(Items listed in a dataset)
--
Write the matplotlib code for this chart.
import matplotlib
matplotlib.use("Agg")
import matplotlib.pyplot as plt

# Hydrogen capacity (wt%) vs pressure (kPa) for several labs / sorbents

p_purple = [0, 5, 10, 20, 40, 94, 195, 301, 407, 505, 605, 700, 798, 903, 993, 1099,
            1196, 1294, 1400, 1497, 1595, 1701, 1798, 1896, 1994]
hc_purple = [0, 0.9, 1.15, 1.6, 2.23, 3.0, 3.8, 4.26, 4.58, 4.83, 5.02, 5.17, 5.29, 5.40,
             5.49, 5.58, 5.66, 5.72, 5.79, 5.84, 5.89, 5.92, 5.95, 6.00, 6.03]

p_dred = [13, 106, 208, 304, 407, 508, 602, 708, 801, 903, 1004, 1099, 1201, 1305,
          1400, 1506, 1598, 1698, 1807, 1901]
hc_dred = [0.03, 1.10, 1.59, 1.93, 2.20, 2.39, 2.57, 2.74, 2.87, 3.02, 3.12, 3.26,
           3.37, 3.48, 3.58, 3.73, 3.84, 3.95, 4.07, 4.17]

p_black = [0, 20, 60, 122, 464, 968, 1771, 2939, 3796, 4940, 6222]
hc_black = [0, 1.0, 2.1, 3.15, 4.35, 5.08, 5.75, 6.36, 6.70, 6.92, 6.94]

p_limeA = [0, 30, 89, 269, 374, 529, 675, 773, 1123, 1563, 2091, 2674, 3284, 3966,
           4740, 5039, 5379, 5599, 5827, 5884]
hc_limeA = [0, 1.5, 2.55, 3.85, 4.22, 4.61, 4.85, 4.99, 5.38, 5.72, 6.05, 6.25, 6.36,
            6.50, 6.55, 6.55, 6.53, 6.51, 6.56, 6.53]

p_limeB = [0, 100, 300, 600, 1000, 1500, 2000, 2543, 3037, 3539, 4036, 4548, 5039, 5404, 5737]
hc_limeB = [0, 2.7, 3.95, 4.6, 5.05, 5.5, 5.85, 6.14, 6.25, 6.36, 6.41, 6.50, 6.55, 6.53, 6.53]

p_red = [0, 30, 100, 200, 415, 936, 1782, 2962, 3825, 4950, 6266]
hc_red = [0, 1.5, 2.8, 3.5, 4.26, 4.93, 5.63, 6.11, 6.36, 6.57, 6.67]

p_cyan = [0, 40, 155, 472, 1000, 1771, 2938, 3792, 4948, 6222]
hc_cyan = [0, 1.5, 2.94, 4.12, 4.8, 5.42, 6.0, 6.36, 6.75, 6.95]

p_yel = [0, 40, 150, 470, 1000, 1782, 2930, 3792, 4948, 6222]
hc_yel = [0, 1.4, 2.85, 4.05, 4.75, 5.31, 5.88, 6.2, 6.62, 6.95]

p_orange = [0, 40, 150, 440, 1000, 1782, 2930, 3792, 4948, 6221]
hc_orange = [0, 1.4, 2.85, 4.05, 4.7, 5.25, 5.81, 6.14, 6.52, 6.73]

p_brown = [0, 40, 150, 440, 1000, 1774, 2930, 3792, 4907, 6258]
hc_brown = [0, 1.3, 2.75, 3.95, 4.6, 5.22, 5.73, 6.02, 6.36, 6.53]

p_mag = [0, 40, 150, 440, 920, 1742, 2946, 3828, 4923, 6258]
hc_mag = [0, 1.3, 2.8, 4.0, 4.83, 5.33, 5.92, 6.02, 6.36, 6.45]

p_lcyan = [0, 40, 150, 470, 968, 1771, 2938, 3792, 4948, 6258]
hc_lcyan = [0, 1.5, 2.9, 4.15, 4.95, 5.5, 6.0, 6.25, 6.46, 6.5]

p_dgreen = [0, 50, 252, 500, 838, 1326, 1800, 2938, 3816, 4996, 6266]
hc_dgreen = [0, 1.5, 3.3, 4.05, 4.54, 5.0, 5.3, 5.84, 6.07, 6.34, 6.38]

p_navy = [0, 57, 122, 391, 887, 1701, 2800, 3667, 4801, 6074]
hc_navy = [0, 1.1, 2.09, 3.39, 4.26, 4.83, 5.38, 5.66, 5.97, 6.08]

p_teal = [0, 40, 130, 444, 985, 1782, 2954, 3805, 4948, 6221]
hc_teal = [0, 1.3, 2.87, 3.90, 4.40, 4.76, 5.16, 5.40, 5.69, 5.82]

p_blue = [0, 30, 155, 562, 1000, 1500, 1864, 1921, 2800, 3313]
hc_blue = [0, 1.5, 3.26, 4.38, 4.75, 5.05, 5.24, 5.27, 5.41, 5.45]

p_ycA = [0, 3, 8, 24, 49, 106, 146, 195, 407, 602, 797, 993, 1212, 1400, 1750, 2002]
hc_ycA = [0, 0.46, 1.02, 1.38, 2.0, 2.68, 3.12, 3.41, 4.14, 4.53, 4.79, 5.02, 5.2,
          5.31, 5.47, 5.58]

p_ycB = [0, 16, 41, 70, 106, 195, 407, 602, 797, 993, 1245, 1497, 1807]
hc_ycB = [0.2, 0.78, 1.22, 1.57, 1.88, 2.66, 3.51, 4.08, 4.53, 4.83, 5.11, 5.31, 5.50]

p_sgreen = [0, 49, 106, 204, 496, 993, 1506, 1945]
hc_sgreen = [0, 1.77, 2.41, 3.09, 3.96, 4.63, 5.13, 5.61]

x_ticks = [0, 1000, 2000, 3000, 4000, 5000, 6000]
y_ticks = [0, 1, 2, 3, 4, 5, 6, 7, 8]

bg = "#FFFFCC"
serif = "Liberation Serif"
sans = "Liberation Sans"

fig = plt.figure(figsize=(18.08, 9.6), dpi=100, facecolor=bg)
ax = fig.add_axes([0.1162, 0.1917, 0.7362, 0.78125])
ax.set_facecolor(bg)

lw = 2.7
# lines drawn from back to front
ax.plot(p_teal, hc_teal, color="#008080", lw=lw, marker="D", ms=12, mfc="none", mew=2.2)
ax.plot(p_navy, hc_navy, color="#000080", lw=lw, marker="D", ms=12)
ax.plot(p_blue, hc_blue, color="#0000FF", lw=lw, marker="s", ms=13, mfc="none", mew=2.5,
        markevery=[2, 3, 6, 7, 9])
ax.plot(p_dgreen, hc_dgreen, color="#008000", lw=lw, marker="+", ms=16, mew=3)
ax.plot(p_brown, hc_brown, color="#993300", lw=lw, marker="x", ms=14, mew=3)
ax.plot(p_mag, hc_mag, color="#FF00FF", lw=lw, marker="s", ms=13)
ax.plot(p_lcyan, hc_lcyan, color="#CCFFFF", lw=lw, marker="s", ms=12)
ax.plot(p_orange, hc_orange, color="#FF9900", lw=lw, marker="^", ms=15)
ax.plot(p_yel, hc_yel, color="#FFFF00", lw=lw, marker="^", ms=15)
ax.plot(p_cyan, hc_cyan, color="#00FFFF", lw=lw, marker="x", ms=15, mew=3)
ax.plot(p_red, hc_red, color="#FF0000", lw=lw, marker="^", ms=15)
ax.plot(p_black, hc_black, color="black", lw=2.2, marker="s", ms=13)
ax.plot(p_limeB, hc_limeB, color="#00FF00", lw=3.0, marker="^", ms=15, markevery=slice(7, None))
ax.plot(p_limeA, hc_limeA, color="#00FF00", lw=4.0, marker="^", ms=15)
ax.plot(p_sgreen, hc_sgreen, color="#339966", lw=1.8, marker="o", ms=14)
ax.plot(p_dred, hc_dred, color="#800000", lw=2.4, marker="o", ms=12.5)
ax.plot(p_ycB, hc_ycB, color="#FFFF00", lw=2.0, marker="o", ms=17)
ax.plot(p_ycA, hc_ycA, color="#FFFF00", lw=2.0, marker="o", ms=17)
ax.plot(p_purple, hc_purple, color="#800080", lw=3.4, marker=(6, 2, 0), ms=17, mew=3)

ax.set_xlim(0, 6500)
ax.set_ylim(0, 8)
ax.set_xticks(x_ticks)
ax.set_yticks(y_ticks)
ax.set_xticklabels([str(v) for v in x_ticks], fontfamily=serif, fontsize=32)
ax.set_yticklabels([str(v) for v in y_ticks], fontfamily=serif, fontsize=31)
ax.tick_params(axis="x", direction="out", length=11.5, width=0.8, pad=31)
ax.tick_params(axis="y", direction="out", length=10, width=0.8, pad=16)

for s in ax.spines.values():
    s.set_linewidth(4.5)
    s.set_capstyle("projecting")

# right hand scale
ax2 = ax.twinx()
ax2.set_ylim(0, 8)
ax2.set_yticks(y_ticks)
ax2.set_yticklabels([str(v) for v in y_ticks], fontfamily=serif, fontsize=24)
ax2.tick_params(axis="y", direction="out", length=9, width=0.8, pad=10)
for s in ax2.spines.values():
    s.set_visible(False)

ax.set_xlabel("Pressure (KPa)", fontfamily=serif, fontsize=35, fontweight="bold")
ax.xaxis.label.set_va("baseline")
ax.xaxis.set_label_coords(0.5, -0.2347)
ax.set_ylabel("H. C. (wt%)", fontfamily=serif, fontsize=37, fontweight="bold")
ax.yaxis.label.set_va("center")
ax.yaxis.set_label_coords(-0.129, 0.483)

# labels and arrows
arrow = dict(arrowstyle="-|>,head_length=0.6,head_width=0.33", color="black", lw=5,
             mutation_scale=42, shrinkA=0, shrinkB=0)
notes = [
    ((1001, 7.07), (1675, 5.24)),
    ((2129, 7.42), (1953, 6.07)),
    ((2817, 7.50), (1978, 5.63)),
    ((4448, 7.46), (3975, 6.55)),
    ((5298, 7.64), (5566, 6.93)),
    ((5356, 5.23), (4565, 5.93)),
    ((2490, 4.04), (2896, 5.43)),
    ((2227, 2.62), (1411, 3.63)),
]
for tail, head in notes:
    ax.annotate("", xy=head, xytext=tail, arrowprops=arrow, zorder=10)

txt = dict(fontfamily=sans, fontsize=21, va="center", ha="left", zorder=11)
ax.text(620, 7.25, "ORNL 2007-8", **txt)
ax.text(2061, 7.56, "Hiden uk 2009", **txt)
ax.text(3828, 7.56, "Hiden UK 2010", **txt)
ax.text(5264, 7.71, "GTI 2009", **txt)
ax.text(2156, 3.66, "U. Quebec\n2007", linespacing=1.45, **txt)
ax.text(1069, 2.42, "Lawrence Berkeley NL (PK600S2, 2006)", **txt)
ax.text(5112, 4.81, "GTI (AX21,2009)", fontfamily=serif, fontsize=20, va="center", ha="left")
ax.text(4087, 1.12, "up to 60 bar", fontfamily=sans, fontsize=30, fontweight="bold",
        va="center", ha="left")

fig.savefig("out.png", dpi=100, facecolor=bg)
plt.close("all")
--
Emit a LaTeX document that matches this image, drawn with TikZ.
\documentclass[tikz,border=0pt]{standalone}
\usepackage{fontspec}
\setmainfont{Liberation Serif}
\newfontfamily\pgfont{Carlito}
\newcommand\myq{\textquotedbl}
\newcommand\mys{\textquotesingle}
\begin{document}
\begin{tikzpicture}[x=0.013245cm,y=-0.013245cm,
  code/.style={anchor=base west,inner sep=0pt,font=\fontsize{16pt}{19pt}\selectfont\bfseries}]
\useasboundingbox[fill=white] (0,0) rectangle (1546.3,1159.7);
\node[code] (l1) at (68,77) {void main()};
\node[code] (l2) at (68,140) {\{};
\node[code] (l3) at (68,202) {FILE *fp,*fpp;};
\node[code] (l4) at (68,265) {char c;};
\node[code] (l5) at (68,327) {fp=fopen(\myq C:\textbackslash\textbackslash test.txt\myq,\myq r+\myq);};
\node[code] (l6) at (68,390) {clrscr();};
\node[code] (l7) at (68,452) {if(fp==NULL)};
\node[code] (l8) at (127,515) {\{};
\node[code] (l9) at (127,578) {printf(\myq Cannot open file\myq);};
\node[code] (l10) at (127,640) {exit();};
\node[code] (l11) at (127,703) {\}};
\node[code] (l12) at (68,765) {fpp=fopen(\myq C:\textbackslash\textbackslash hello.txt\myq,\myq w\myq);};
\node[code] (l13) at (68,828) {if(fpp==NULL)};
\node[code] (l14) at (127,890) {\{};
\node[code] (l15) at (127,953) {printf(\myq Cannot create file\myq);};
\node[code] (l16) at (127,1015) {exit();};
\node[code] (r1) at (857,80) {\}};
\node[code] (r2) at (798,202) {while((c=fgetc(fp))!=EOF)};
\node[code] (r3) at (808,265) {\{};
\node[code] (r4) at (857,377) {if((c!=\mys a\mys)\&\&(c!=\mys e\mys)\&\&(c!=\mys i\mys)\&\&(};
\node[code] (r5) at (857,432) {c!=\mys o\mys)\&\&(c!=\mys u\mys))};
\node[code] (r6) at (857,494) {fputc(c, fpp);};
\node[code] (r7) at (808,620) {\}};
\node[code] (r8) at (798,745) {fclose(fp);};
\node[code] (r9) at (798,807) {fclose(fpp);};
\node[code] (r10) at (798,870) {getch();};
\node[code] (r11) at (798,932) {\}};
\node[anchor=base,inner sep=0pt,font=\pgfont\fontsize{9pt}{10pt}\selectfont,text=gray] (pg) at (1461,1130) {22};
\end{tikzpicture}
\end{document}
--
## Problem details
Reproduce the lines exactly, taking as the first line the one with "Write the matplotlib code for this chart." and as the last line the one with "# Hydrogen capacity", and include nothing else.

## Final answer
Write the matplotlib code for this chart.
import matplotlib
matplotlib.use("Agg")
import matplotlib.pyplot as plt

# Hydrogen capacity (wt%) vs pressure (kPa) for several labs / sorbents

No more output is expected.